### Task
Which lines hold the word "chart"? Copy each one.

[Source data]
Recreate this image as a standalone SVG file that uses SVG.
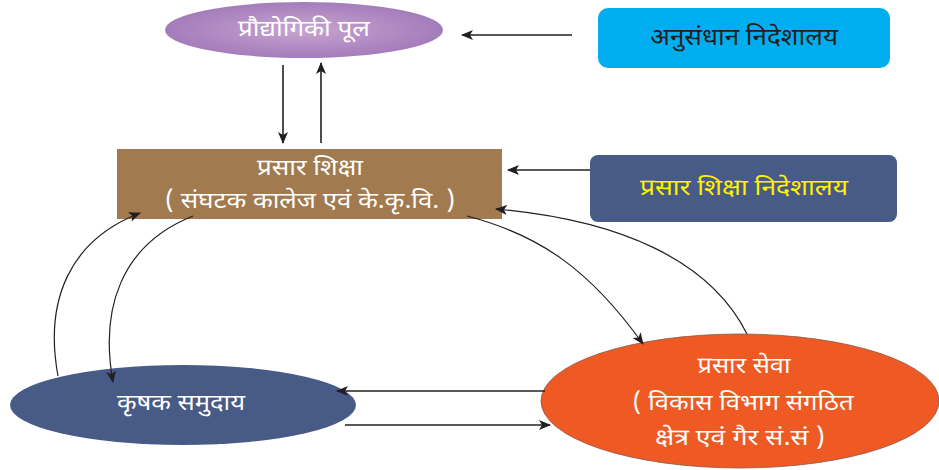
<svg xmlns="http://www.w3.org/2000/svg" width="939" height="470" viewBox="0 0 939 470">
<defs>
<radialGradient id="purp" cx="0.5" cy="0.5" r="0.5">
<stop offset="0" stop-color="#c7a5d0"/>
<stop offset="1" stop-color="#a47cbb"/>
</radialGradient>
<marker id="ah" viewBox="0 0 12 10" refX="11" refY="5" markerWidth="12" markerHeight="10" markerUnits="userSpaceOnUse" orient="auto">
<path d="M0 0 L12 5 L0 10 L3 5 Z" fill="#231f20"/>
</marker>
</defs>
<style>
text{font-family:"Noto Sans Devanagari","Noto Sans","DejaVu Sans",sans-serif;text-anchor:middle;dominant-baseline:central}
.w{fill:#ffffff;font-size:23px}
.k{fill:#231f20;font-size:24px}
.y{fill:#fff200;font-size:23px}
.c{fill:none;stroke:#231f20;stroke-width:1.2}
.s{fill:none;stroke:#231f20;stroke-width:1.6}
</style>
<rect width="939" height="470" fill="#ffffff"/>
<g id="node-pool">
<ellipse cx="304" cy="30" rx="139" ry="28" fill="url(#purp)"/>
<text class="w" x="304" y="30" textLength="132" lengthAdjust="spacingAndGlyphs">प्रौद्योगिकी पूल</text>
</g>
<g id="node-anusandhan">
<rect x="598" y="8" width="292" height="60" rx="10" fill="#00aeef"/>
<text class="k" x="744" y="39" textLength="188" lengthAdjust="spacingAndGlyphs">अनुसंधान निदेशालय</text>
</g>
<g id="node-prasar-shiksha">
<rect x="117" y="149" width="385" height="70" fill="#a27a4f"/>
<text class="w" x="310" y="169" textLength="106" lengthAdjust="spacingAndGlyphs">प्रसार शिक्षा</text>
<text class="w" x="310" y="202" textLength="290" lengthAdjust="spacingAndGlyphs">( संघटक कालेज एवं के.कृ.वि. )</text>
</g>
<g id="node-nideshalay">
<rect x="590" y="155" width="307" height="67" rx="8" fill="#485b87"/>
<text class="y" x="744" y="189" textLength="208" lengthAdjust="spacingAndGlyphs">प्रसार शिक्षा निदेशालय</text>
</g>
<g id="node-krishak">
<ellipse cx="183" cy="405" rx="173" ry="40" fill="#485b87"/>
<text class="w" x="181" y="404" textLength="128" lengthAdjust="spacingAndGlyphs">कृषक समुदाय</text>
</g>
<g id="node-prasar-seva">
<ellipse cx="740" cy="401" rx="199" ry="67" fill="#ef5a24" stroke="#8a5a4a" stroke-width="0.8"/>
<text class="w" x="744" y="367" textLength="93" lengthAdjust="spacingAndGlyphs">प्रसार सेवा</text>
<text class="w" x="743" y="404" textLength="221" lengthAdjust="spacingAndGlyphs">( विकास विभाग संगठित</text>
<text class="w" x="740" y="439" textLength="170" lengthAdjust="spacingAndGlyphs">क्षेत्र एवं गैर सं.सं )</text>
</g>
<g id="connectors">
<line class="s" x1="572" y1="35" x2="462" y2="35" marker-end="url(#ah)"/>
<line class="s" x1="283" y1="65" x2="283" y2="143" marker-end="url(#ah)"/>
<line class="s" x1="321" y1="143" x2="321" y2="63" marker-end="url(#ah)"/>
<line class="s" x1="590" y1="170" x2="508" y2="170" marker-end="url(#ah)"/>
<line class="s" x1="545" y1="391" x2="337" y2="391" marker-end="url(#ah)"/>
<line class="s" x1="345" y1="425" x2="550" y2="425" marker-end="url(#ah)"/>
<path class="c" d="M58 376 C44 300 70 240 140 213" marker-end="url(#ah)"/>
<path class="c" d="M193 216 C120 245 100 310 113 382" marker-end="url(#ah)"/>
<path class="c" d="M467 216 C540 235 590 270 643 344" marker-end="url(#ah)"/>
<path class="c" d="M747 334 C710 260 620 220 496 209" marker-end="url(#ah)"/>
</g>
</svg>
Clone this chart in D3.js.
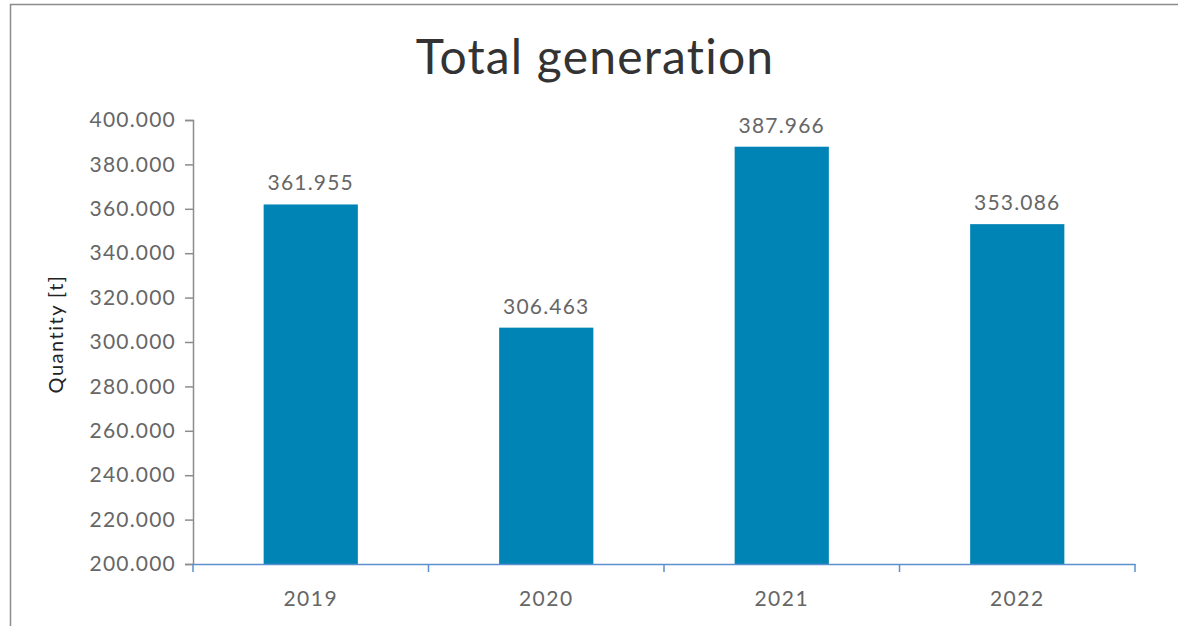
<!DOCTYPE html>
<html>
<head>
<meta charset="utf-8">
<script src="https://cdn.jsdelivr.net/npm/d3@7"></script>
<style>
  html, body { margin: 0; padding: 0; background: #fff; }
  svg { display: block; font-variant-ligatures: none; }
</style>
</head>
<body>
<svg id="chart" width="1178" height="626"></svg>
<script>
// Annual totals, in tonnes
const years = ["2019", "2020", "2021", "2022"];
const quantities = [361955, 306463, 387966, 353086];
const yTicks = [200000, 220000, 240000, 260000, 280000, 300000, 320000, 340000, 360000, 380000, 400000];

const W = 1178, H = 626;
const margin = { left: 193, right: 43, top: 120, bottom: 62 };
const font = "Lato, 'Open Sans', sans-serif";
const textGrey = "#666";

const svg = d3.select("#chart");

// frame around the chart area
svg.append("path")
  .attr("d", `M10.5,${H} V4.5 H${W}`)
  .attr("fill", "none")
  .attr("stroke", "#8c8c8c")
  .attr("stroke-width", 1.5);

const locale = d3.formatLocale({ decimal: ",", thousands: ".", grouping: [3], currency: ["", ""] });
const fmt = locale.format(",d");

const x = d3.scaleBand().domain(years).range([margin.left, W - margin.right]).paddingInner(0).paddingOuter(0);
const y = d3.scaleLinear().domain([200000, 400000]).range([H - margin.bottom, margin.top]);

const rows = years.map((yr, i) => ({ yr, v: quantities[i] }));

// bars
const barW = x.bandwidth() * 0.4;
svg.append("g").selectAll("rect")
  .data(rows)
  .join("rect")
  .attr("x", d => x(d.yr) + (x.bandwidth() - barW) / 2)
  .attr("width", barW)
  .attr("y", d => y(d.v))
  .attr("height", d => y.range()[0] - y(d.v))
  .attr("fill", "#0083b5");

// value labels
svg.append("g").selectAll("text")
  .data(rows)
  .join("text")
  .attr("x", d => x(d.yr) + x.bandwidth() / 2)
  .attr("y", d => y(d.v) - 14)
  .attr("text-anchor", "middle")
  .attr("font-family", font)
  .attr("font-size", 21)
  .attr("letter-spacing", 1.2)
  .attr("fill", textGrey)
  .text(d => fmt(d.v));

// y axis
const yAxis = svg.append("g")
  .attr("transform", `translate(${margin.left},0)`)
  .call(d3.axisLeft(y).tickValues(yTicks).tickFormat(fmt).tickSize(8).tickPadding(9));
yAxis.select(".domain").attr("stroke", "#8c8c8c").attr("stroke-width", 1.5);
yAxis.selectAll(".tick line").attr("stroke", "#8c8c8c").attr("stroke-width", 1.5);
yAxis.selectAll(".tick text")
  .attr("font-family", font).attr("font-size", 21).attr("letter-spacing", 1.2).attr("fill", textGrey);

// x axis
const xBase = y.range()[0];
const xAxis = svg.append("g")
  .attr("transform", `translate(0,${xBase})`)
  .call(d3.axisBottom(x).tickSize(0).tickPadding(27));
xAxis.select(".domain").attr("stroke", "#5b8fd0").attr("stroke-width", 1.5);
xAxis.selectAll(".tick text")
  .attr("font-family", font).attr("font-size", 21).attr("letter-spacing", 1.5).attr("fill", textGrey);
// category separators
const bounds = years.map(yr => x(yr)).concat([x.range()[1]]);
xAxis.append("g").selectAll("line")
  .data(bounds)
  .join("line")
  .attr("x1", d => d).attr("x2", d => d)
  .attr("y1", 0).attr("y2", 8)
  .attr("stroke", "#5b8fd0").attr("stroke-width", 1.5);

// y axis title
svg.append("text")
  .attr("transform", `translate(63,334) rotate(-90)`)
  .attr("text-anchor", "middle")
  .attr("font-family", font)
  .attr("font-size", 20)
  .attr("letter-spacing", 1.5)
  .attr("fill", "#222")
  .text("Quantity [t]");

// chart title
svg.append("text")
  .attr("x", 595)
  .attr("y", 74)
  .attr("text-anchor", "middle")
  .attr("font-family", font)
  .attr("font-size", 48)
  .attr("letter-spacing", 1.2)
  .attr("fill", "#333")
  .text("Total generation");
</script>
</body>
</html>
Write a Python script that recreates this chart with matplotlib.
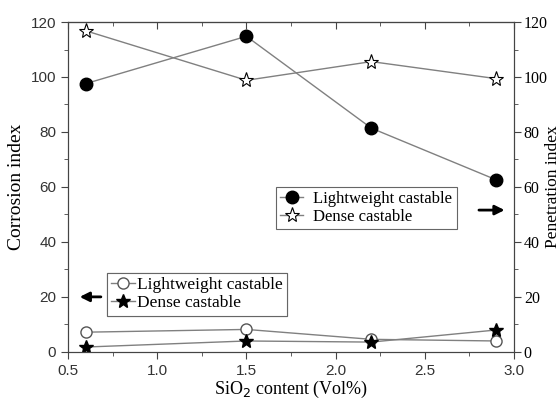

### Answer to this task
Clone this chart in D3.js.
<svg id="chart" width="1178" height="626"></svg>
const svg = d3.select("#chart");
// frame around the chart area
// chart title
Write a Python script that recreates this chart with matplotlib.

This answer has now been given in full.